Thursday, December 11, 2008

Hubble Spots CO2 on Extrasolar Planet


Add carbon dioxide to the atmospheric brew enveloping a Jupiter-sized planet orbiting a star about 65 light-years from Earth.
The finding, made by astronomers using an infrared sensor on the Hubble Space Telescope, doesn't do anything to improve the odds of finding life on HD 189733, which also contains methane, carbon monoxide and water in its atmosphere.
The planet orbits too close to its mother star to have temperatures that would be conducive for life as we know it. But scientists are hailing the discovery as further proof that Earth-orbiting spacecraft can pry out secrets of planets beyond our solar system.
"It's a one-part-in-a-thousand kind of measurement," Carl Grillmair, associate research scientist at California Institute of Technology's Spitzer Science Center, told Discovery News.
"HD 189733 is an interesting, exotic test bed for what we want to do with habitable planets down the road," he added. "If you did this same kind of experiment looking at Earth from 65 light-years, it would be 25,000 times dimmer, so it's a much, much harder problem."
Mark Swain, a researcher with NASA's Jet Propulsion Laboratory in Pasadena, Calif., and colleagues hadn't been looking for carbon dioxide in the atmosphere of HD 189733, a planet fortuitously aligned, relative to Earth, so that it passes both in front of and behind the parent star. They were seeking additional measurements of the previously discovered methane.

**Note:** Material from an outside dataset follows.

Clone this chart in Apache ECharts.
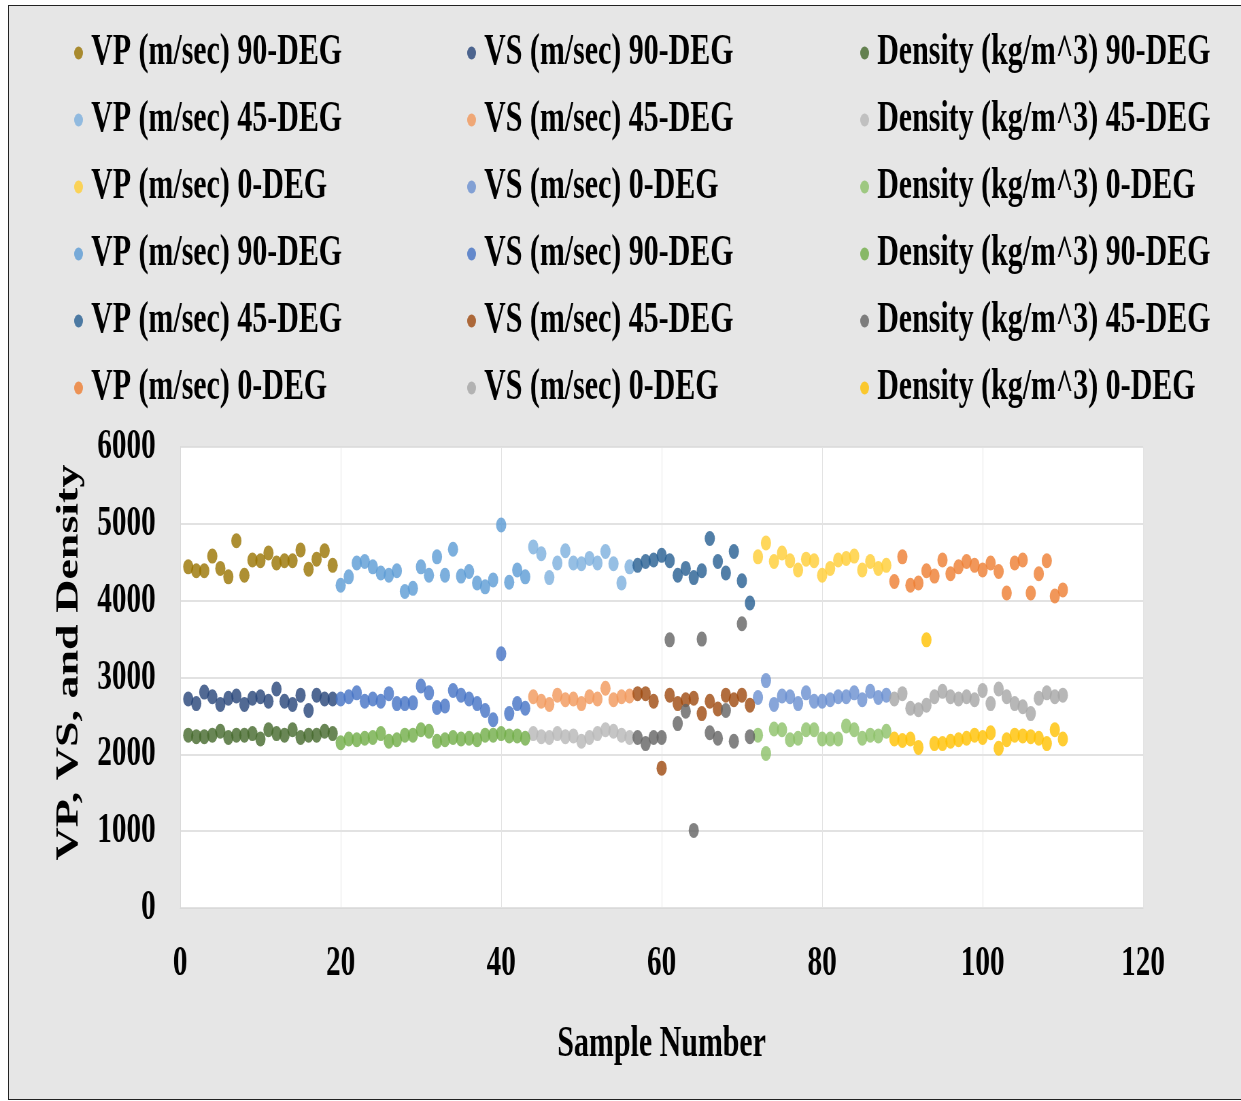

The planet's eclipses -- it passes behind its sun once every 2.2 days -- provide scientists an opportunity to make the subtle distinction of which light is coming from the planet in the face of the overwhelming brightness of the star. Within the beams are features, similar to fingerprints, of what molecules the light has encountered.

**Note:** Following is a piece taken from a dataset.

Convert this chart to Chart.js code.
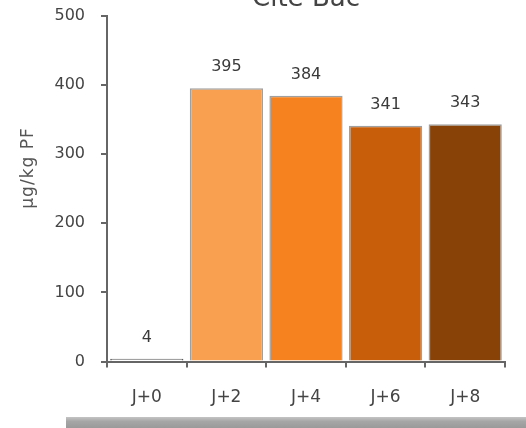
<!DOCTYPE html>
<html>
<head>
<meta charset="utf-8">
<script src="https://cdn.jsdelivr.net/npm/chart.js@4"></script>
<style>
  html, body { margin: 0; padding: 0; background: #fff; overflow: hidden; }
  #wrap { position: relative; width: 526px; height: 428px; overflow: hidden; }
  #c { display: block; position: absolute; left: 0; top: -10px; }
  #strip {
    position: absolute; left: 66px; top: 417px; width: 460px; height: 11px;
    background: linear-gradient(#c4c4c4, #a6a6a6 40%, #9a9a9a);
  }
</style>
</head>
<body>
<div id="wrap">
  <canvas id="c" width="526" height="438"></canvas>
  <div id="strip"></div>
</div>
<script>
const chartTitle = 'Cite Bac';
const categories = ['J+0', 'J+2', 'J+4', 'J+6', 'J+8'];
const values = [4, 395, 384, 341, 343];
const barColors = ['#ffffff', '#F9A050', '#F5821F', '#C85E0A', '#884207'];
const edgeColors = ['#5a5a5a', '#a0a0a0', '#a0a0a0', '#a0a0a0', '#a0a0a0'];
const yTicks = [0, 100, 200, 300, 400, 500];
const yTitle = 'µg/kg PF';

const FONT = "'DejaVu Sans', 'Liberation Sans', sans-serif";

// Value labels above each bar, the rotated unit label and the title at the top edge
const extras = {
  id: 'extras',
  afterDatasetsDraw(chart) {
    const ctx = chart.ctx;
    const meta = chart.getDatasetMeta(0);
    ctx.save();
    ctx.fillStyle = '#3a3a3a';
    ctx.font = '16px ' + FONT;
    ctx.textAlign = 'center';
    ctx.textBaseline = 'middle';
    meta.data.forEach((bar, i) => {
      ctx.fillText(String(values[i]), bar.x, bar.y - 21);
    });

    const area = chart.chartArea;
    ctx.font = '26px ' + FONT;
    ctx.fillStyle = '#444';
    ctx.textBaseline = 'alphabetic';
    ctx.fillText(chartTitle, (area.left + area.right) / 2, 16);

    ctx.translate(29, 178);
    ctx.rotate(-Math.PI / 2);
    ctx.font = '17px ' + FONT;
    ctx.fillStyle = '#555';
    ctx.textBaseline = 'middle';
    if ('letterSpacing' in ctx) ctx.letterSpacing = '1px';
    ctx.fillText(yTitle, 0, 0);
    ctx.restore();
  }
};

new Chart(document.getElementById('c'), {
  type: 'bar',
  data: {
    labels: categories,
    datasets: [{
      data: values,
      backgroundColor: barColors,
      borderColor: edgeColors,
      borderWidth: 1.5,
      categoryPercentage: 1,
      barPercentage: 0.92
    }]
  },
  options: {
    responsive: false,
    animation: false,
    events: [],
    layout: { padding: { top: 0, right: 21, bottom: 0, left: 0 } },
    plugins: { legend: { display: false }, tooltip: { enabled: false } },
    scales: {
      x: {
        grid: { display: true, drawOnChartArea: false, drawTicks: true, tickLength: 6, color: '#666', lineWidth: 2, offset: true },
        border: { display: true, color: '#666', width: 2 },
        ticks: { color: '#444', font: { family: FONT, size: 17 }, padding: 20 }
      },
      y: {
        min: 0,
        max: 500,
        afterBuildTicks(scale) { scale.ticks = yTicks.map(v => ({ value: v })); },
        afterFit(scale) { scale.width = 107; },
        grid: { display: true, drawOnChartArea: false, drawTicks: true, tickLength: 6, color: '#666', lineWidth: 2 },
        border: { display: true, color: '#666', width: 2 },
        ticks: { color: '#444', font: { family: FONT, size: 16 }, padding: 16 }
      }
    }
  },
  plugins: [extras]
});
</script>
</body>
</html>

"By using the primary and the secondary eclipse, we're actually localizing knowledge about the atmosphere over specific parts of the planet," Swain told Discovery News.
Some molecules, like carbon dioxide and methane, show up in infrared light. Others, such as oxygen, would leave their footprints in visible or ultraviolet wavelengths.

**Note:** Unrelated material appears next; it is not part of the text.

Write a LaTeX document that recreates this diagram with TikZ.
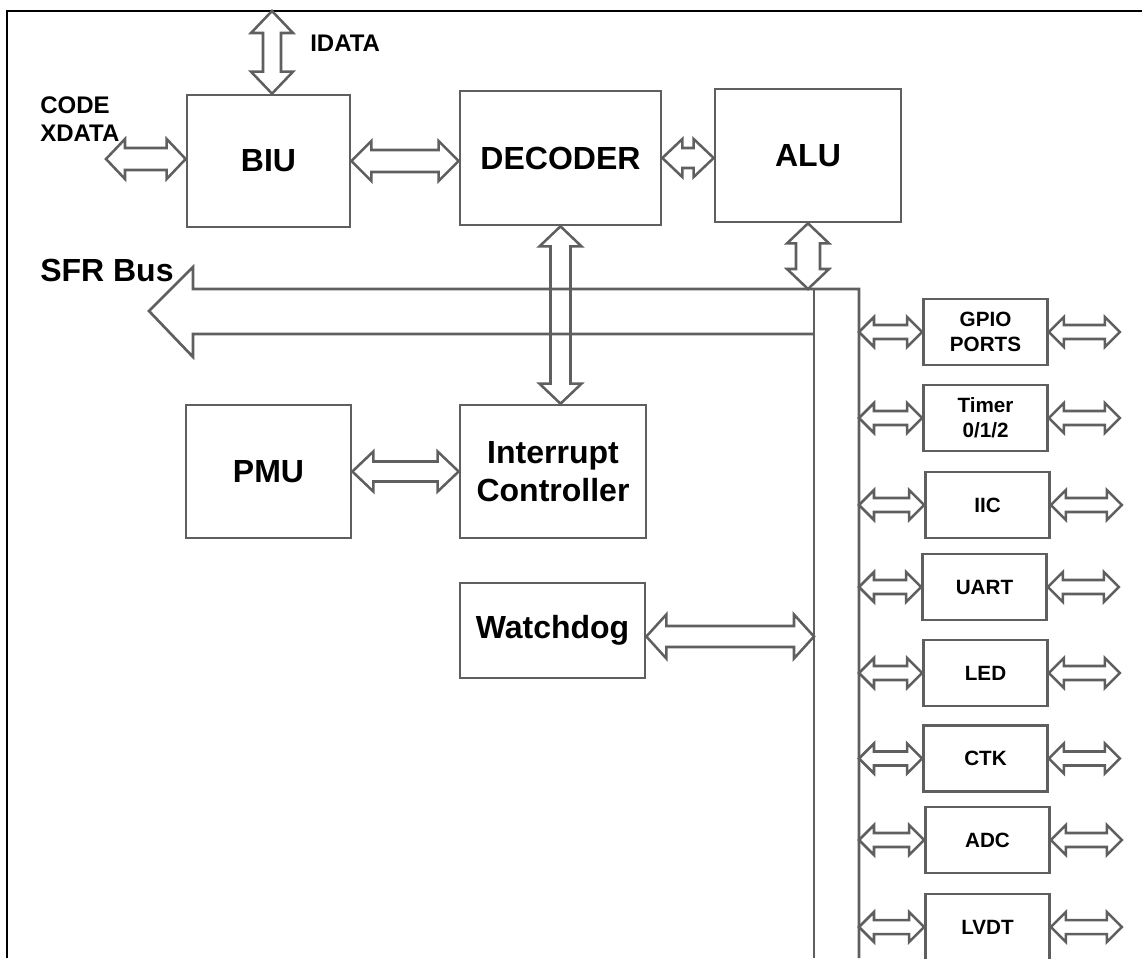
\documentclass[tikz,border=0pt]{standalone}
\usepackage{fontspec}
\setmainfont{Liberation Sans}
\usetikzlibrary{calc}
\definecolor{lg}{RGB}{95,95,95}
\tikzset{
  box/.style={draw=lg, line width=2pt, fill=white, inner sep=0pt, font=\fontsize{24}{28.5}\selectfont\bfseries, align=center},
  pbox/.style={draw=lg, line width=2pt, fill=white, inner sep=0pt, minimum width=124*0.75pt, minimum height=66*0.75pt, font=\fontsize{15.5}{18.75}\selectfont\bfseries, align=center},
  barrow/.style={draw=lg, line width=1.9pt, fill=white, line join=miter},
  lbl/.style={inner sep=0pt, font=\fontsize{18}{21}\selectfont\bfseries, align=left},
  buspath/.style={draw=lg, line width=2pt, line join=miter},
}
% horizontal hollow double arrow: #1 left tip, #2 right tip, #3 shaft half, #4 head half, #5 head length
\newcommand\harr[6][]{\draw[barrow,#1] #2 -- ($#2+(#6,-#5)$) -- ($#2+(#6,-#4)$) -- ($#3+(-#6,-#4)$) -- ($#3+(-#6,-#5)$) -- #3 -- ($#3+(-#6,#5)$) -- ($#3+(-#6,#4)$) -- ($#2+(#6,#4)$) -- ($#2+(#6,#5)$) -- cycle;}
% vertical hollow double arrow: #2 top tip, #3 bottom tip
\newcommand\varr[6][]{\draw[barrow,#1] #2 -- ($#2+(-#5,#6)$) -- ($#2+(-#4,#6)$) -- ($#3+(-#4,-#6)$) -- ($#3+(-#5,-#6)$) -- #3 -- ($#3+(#5,-#6)$) -- ($#3+(#4,-#6)$) -- ($#2+(#4,#6)$) -- ($#2+(#5,#6)$) -- cycle;}
\begin{document}
\begin{tikzpicture}[x=0.75pt,y=-0.75pt]
\useasboundingbox (0,0) rectangle (1142,958);
% frame (top and left)
\draw[black, line width=1.6pt] (7,958) -- (7,11) -- (1142,11);

% main blocks
\node[box, minimum width=163*0.75pt, minimum height=132*0.75pt] (biu) at (268.5,161) {BIU};
\node[box, minimum width=201*0.75pt, minimum height=134*0.75pt] (dec) at (560.5,158) {DECODER};
\node[box, minimum width=186*0.75pt, minimum height=133*0.75pt] (alu) at (808,155.5) {ALU};
\node[box, minimum width=165*0.75pt, minimum height=133*0.75pt] (pmu) at (268.5,471.5) {PMU};
\node[box, minimum width=186*0.75pt, minimum height=133*0.75pt] (int) at (553,471.5) {Interrupt\\Controller};
\node[box, minimum width=185*0.75pt, minimum height=95*0.75pt] (wd) at (552.5,630.5) {Watchdog};

% SFR bus
\coordinate (busL) at (814,289);
\coordinate (busR) at (859,289);
\coordinate (busT) at (808,289);
\coordinate (sfrtip) at (149,311);
\draw[buspath] (859,958) -- (busR) -- (193,289) -- (193,267) -- (sfrtip) -- (193,357) -- (193,334) -- (814,334);
\draw[buspath] (busL) -- (814,958);

% peripheral blocks
\node[pbox] (gpio) at (985.5,332) {GPIO\\PORTS};
\node[pbox] (tmr) at (985.5,418) {Timer\\0/1/2};
\node[pbox] (iic) at (987.5,505) {IIC};
\node[pbox] (uart) at (984.5,587) {UART};
\node[pbox] (led) at (985.5,673) {LED};
\node[pbox] (ctk) at (985.5,758.5) {CTK};
\node[pbox] (adc) at (987.5,840) {ADC};
\node[pbox] (lvdt) at (987.5,927) {LVDT};

% labels
\coordinate (idata) at (272,11);
\coordinate (code) at (106,159);
\node[lbl, anchor=west] (lidata) at (310,43) {IDATA};
\node[lbl, anchor=north west] (lcode) at (40,96) {CODE\\XDATA};
\node[lbl, anchor=west, font=\fontsize{24}{28}\selectfont\bfseries] (lsfr) at (40,270) {SFR Bus};

% arrows
\varr{(idata)}{(idata |- biu.north)}{9}{21}{22}
\harr{(code)}{(biu.west |- code)}{11}{20}{19}
\harr{(biu.east)}{(dec.west |- biu.east)}{11}{20}{20}
\harr{(dec.east)}{(alu.west |- dec.east)}{10}{19}{20}
\varr[fill=none]{(dec.south)}{(dec.south |- int.north)}{10}{21}{20}
\varr{(busT |- alu.south)}{(busT)}{12}{21}{20}
\harr{(pmu.east)}{(int.west |- pmu.east)}{10}{20}{21}
\harr{($(wd.east)+(0,6)$)}{($(busL |- wd.east)+(0,6)$)}{10.5}{22}{20}

\foreach \p in {gpio,tmr,iic,uart,led,ctk,adc,lvdt}{
  \harr{(busR |- \p.west)}{(\p.west)}{7}{15}{15}
  \harr{(\p.east)}{($(\p.east)+(71,0)$)}{7}{15}{15}
}
\end{tikzpicture}
\end{document}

"The science of exoplanets is driven by what we can do, not what we want to do," Grillmair said. "There's not a lot of data and an abundance of possibilities and ideas, but that shouldn't stop us from pursuing observations with what we have."
"Maybe next week somebody will come up with some molecule that really shouldn't be there. That gives us a hold on the piece of the physics that we didn't have before," he added. "It's always nice to find the unexpected because sometimes it can involve really interesting paradigm shifts."
Swain's research will be published in Astrophysical Journal Letters. Grillmair and colleagues are publishing additional findings of water in HD 189733's atmosphere in this week's Nature.